>>
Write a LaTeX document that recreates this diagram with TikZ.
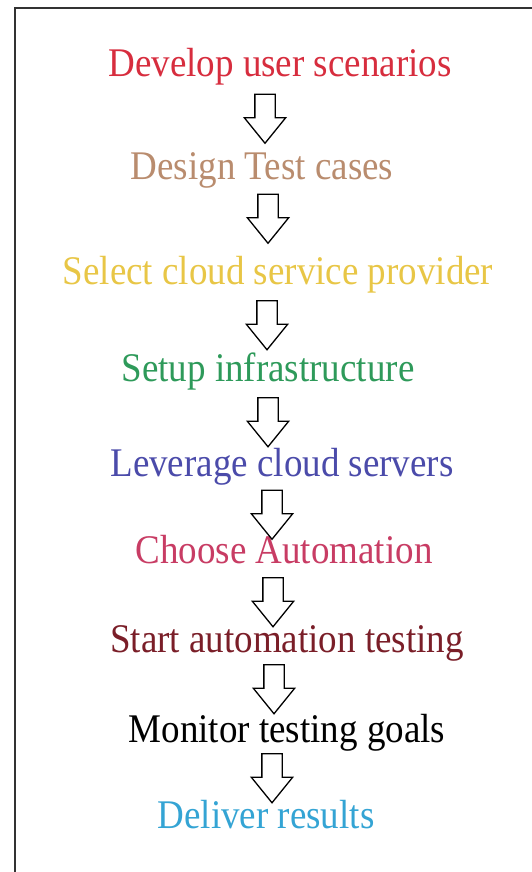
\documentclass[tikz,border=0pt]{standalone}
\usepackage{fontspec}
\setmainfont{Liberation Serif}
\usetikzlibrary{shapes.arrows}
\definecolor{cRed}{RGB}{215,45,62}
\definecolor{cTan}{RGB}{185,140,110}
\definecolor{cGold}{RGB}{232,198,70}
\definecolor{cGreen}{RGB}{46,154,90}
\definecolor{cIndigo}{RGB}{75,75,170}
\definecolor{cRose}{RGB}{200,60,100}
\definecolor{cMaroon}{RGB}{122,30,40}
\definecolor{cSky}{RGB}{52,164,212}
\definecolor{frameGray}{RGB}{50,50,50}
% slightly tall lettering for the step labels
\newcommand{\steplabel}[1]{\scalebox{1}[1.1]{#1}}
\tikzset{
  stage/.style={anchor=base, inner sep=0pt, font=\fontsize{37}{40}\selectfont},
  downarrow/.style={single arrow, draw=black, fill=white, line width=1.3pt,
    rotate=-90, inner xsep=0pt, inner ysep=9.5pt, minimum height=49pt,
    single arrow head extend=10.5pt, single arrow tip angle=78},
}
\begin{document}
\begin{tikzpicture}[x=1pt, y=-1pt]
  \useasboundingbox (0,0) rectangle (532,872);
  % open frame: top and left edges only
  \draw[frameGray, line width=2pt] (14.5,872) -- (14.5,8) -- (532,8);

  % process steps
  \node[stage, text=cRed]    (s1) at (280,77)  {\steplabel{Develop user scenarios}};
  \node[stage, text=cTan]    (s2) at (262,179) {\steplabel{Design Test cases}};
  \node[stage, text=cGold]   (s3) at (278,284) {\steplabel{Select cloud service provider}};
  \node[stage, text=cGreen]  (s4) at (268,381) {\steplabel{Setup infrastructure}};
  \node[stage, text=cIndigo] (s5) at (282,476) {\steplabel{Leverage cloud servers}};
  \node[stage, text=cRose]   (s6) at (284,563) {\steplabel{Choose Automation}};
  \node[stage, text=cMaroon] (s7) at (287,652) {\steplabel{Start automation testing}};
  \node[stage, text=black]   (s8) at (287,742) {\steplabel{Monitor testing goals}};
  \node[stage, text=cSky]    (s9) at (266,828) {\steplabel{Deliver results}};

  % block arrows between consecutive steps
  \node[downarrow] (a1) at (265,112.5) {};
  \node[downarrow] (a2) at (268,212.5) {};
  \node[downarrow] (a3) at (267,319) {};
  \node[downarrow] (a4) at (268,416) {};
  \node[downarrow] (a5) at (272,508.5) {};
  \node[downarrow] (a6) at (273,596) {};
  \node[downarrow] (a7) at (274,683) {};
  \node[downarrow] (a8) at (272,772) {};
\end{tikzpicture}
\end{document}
<<
Except for the pictures, print the data above exactly.

Write a LaTeX document that recreates this diagram with TikZ.
\documentclass[tikz,border=0pt]{standalone}
\usepackage{fontspec}
\setmainfont{Liberation Serif}
\usetikzlibrary{shapes.arrows}
\definecolor{cRed}{RGB}{215,45,62}
\definecolor{cTan}{RGB}{185,140,110}
\definecolor{cGold}{RGB}{232,198,70}
\definecolor{cGreen}{RGB}{46,154,90}
\definecolor{cIndigo}{RGB}{75,75,170}
\definecolor{cRose}{RGB}{200,60,100}
\definecolor{cMaroon}{RGB}{122,30,40}
\definecolor{cSky}{RGB}{52,164,212}
\definecolor{frameGray}{RGB}{50,50,50}
% slightly tall lettering for the step labels
\newcommand{\steplabel}[1]{\scalebox{1}[1.1]{#1}}
\tikzset{
  stage/.style={anchor=base, inner sep=0pt, font=\fontsize{37}{40}\selectfont},
  downarrow/.style={single arrow, draw=black, fill=white, line width=1.3pt,
    rotate=-90, inner xsep=0pt, inner ysep=9.5pt, minimum height=49pt,
    single arrow head extend=10.5pt, single arrow tip angle=78},
}
\begin{document}
\begin{tikzpicture}[x=1pt, y=-1pt]
  \useasboundingbox (0,0) rectangle (532,872);
  % open frame: top and left edges only
  \draw[frameGray, line width=2pt] (14.5,872) -- (14.5,8) -- (532,8);

  % process steps
  \node[stage, text=cRed]    (s1) at (280,77)  {\steplabel{Develop user scenarios}};
  \node[stage, text=cTan]    (s2) at (262,179) {\steplabel{Design Test cases}};
  \node[stage, text=cGold]   (s3) at (278,284) {\steplabel{Select cloud service provider}};
  \node[stage, text=cGreen]  (s4) at (268,381) {\steplabel{Setup infrastructure}};
  \node[stage, text=cIndigo] (s5) at (282,476) {\steplabel{Leverage cloud servers}};
  \node[stage, text=cRose]   (s6) at (284,563) {\steplabel{Choose Automation}};
  \node[stage, text=cMaroon] (s7) at (287,652) {\steplabel{Start automation testing}};
  \node[stage, text=black]   (s8) at (287,742) {\steplabel{Monitor testing goals}};
  \node[stage, text=cSky]    (s9) at (266,828) {\steplabel{Deliver results}};

  % block arrows between consecutive steps
  \node[downarrow] (a1) at (265,112.5) {};
  \node[downarrow] (a2) at (268,212.5) {};
  \node[downarrow] (a3) at (267,319) {};
  \node[downarrow] (a4) at (268,416) {};
  \node[downarrow] (a5) at (272,508.5) {};
  \node[downarrow] (a6) at (273,596) {};
  \node[downarrow] (a7) at (274,683) {};
  \node[downarrow] (a8) at (272,772) {};
\end{tikzpicture}
\end{document}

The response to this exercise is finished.